Was our surprise justified? We think so.

Evidence of this election is most conspicuous on ASO’s official website, where they prominently display links for an election calendar, petition, and guidelines.

This information’s intended visibility, however, is undermined by its unfortunate location: an outdated webpage. Currently, the site still advertises the group’s fall 2013 meetings, lists past cabinet members, and the most recent meeting minutes stretch back into January.

For how long should students return, day after day, to outdated information about their own government before they give up and seek that information elsewhere? Three months? Four?

Any claim that ASO’s website is the go-to place for election information is seriously challenged by the notion that it hasn’t been a reasonable source of any information in months.

What about something ASO’s officers directly control? Social media: accessible for organizers and more relevant for their constituents.

Their most visible attempt was a public event on Facebook titled “ASO elections,” but it hardly represents a concerted public relations effort. 38 people were invited, many of the ASO officers or candidates; five guests bothered to click “attending,” all of them current ASO members.

Past a Facebook event that more closely resembled an internal memo or private dinner invitation than a call to the voting booths, the Union could find no Twitter, Instagram, or WordPress account announcing EC’s free elections.

The story of ASO’s inability to reach out to EC students has one last chapter: the official election results.
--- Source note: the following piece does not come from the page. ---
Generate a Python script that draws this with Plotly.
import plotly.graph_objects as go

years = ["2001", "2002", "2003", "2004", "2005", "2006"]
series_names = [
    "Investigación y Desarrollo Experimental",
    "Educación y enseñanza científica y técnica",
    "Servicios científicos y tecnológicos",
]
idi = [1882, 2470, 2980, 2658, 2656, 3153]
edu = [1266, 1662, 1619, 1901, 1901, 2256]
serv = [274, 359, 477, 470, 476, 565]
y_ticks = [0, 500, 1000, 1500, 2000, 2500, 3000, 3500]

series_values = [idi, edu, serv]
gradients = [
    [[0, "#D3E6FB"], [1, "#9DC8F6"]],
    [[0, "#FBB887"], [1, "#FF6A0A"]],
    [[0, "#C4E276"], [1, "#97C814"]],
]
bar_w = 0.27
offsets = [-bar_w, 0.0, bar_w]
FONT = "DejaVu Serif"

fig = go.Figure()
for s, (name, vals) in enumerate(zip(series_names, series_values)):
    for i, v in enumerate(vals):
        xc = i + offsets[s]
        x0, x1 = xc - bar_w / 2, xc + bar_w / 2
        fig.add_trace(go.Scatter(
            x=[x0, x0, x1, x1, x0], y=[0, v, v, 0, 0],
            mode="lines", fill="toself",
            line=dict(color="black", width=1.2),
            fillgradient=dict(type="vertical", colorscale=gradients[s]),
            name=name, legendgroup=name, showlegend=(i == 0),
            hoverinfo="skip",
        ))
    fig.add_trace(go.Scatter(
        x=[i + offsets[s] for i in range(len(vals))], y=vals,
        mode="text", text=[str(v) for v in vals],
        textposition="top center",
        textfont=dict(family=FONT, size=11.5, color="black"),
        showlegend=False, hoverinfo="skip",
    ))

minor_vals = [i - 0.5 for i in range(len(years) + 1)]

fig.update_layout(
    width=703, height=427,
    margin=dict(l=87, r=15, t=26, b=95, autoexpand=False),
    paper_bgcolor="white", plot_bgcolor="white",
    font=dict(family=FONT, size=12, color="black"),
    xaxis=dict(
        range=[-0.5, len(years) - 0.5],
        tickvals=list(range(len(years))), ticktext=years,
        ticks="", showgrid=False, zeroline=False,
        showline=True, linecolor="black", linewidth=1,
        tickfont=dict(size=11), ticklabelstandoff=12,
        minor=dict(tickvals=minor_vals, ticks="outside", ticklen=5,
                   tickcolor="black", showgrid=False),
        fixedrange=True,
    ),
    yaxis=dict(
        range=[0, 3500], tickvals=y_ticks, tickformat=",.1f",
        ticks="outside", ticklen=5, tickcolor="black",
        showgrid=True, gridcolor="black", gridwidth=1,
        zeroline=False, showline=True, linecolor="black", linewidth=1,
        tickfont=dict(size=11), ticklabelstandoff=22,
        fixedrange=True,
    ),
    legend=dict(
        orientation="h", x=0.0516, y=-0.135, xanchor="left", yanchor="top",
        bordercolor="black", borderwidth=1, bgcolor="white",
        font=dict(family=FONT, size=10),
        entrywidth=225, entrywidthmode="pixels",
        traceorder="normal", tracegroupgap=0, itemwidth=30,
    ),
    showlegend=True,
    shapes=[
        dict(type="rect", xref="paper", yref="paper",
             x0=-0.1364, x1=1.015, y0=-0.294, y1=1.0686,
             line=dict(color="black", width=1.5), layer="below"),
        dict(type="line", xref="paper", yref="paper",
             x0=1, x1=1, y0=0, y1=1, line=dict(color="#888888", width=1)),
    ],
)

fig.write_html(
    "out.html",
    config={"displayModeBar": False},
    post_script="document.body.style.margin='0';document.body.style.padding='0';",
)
The next student body president-elect and the candidate with the most votes currently on record, Rafeed Kahn, received 157 votes. For reference, in February the college estimated its spring 2014 student body to be approximately 8,200 students. That means in its latest election, ASO managed a voter participation rate of around 2 percent.

Is this lack of civic participation entirely ASO’s fault? Certainly not. Young voters turn out at demonstrably lower rates and schools with a large commuter populations can often struggle with student involvement.
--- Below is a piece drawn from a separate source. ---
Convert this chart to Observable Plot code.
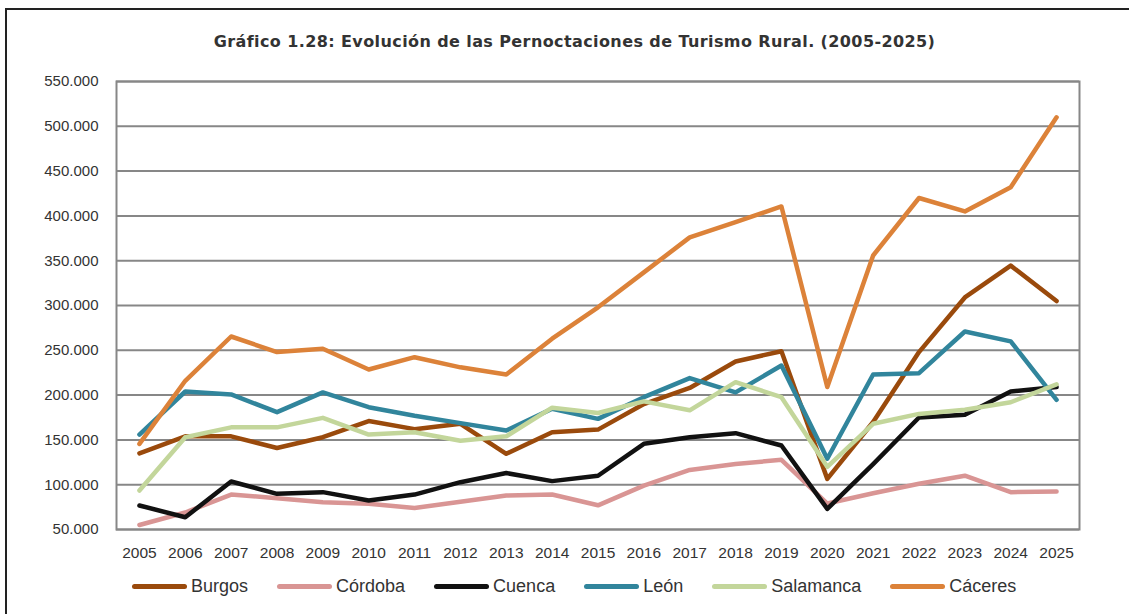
<!DOCTYPE html>
<html>
<head>
<meta charset="utf-8">
<script src="https://cdn.jsdelivr.net/npm/d3@7"></script>
<script src="https://cdn.jsdelivr.net/npm/@observablehq/plot@0.6"></script>
<style>
  html, body { margin: 0; padding: 0; background: #fff; width: 1129px; height: 614px; overflow: hidden; }
  #frame { position: absolute; left: 5px; top: 8px; width: 1140px; height: 700px; border-left: 2px solid #222; border-top: 2px solid #222; z-index: 10; pointer-events: none; }
  #title { position: absolute; left: 0; width: 1149px; top: 32px; text-align: center; font-family: "DejaVu Sans", Verdana, sans-serif; font-weight: bold; font-size: 16px; letter-spacing: 0.4px; color: #333; white-space: nowrap; }
  #chart { position: absolute; left: 0; top: 60px; }
  #legend { position: absolute; left: 132px; top: 576px; display: flex; align-items: center; font-family: "Liberation Sans", Arial, sans-serif; font-size: 18px; color: #333; white-space: nowrap; z-index: 5; }
  .item { display: flex; align-items: center; margin-right: 29px; }
  .sw { width: 55px; height: 5px; border-radius: 3px; margin-right: 4px; }
</style>
</head>
<body>
<div id="frame"></div>
<div id="title">Gráfico 1.28: Evolución de las Pernoctaciones de Turismo Rural. (2005-2025)</div>
<div id="chart"></div>
<div id="legend"></div>
<script>
const years = [2005,2006,2007,2008,2009,2010,2011,2012,2013,2014,2015,2016,2017,2018,2019,2020,2021,2022,2023,2024,2025];
const seriesNames = ["Burgos", "Córdoba", "Cuenca", "León", "Salamanca", "Cáceres"];
const seriesColors = ["#9a4a0c", "#d99594", "#111111", "#31859c", "#c3d69b", "#dc8239"];
const burgos    = [135000,154000,154000,141000,153000,171000,162000,168000,134500,158500,161500,190000,208000,237500,249000,106500,170000,248000,309000,344500,305000];
const cordoba   = [55000,69000,89000,85000,80500,78700,74000,81000,88000,89000,77000,99000,116500,123000,127800,79000,90500,101000,110000,91700,92400];
const cuenca    = [76800,63700,103600,89800,91700,82400,89000,102800,113000,104000,110000,145600,153000,157500,143700,73000,123000,175000,178000,204000,209000];
const leon      = [156000,204000,200700,181000,203000,186500,177000,168700,160500,184700,173500,197700,219000,203000,233000,129000,223000,224500,271000,260000,194700];
const salamanca = [93500,153000,164000,164000,174600,156000,158600,149000,154000,186000,180000,193000,183000,214400,197700,120000,168000,179000,183600,192000,212000];
const caceres   = [145600,216000,265400,248000,251700,228600,242300,231000,223000,263000,298000,337000,376000,393000,410500,209000,355800,420000,405000,432000,510000];
const yTicks = [50000,100000,150000,200000,250000,300000,350000,400000,450000,500000,550000];

const allValues = [burgos, cordoba, cuenca, leon, salamanca, caceres];
const data = [];
seriesNames.forEach((name, i) => {
  years.forEach((y, j) => data.push({series: name, year: y, value: allValues[i][j]}));
});

const fmt = d3.formatLocale({decimal: ",", thousands: ".", grouping: [3], currency: ["", "€"]}).format(",");

const chart = Plot.plot({
  width: 1129,
  height: 510,
  marginTop: 21,
  marginBottom: 41,
  marginLeft: 116,
  marginRight: 50,
  style: {fontFamily: "'Liberation Sans', Arial, sans-serif", color: "#333", background: "transparent"},
  x: {type: "linear", domain: [years[0] - 0.5, years[years.length - 1] + 0.5]},
  y: {domain: [50000, 550000]},
  color: {domain: seriesNames, range: seriesColors},
  marks: [
    Plot.ruleY(yTicks, {stroke: "#878787", strokeWidth: 2}),
    Plot.frame({stroke: "#878787", strokeWidth: 2}),
    Plot.axisY({ticks: yTicks, tickSize: 0, tickPadding: 18, tickFormat: fmt, fontSize: 15, fill: "#333", label: null}),
    Plot.axisX({ticks: years, tickSize: 0, tickPadding: 17, tickFormat: d => String(d), fontSize: 15.5, fill: "#333", label: null}),
    Plot.line(data, {x: "year", y: "value", z: "series", stroke: "series", strokeWidth: 4.5, strokeLinejoin: "round", strokeLinecap: "round"})
  ]
});
document.getElementById("chart").appendChild(chart);

const legend = document.getElementById("legend");
seriesNames.forEach((name, i) => {
  const item = document.createElement("div");
  item.className = "item";
  const sw = document.createElement("span");
  sw.className = "sw";
  sw.style.background = seriesColors[i];
  const label = document.createElement("span");
  label.textContent = name;
  item.appendChild(sw);
  item.appendChild(label);
  legend.appendChild(item);
});
</script>
</body>
</html>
These trends, however, should be all the more reason for ASO to aggressively publicize its elections, not resign itself to the presupposed apathy of the students they’re trying to represent.

A year ago, in its May 16 issue, the Union implored ASO on this very same issue: to clearly and loudly announce its elections and introduce its candidates. 12 months later, our position is the same, even if it means reaching out and asking to use this paper as a megaphone.

If anything is worth the pomp and circumstance, it’s a democratic election.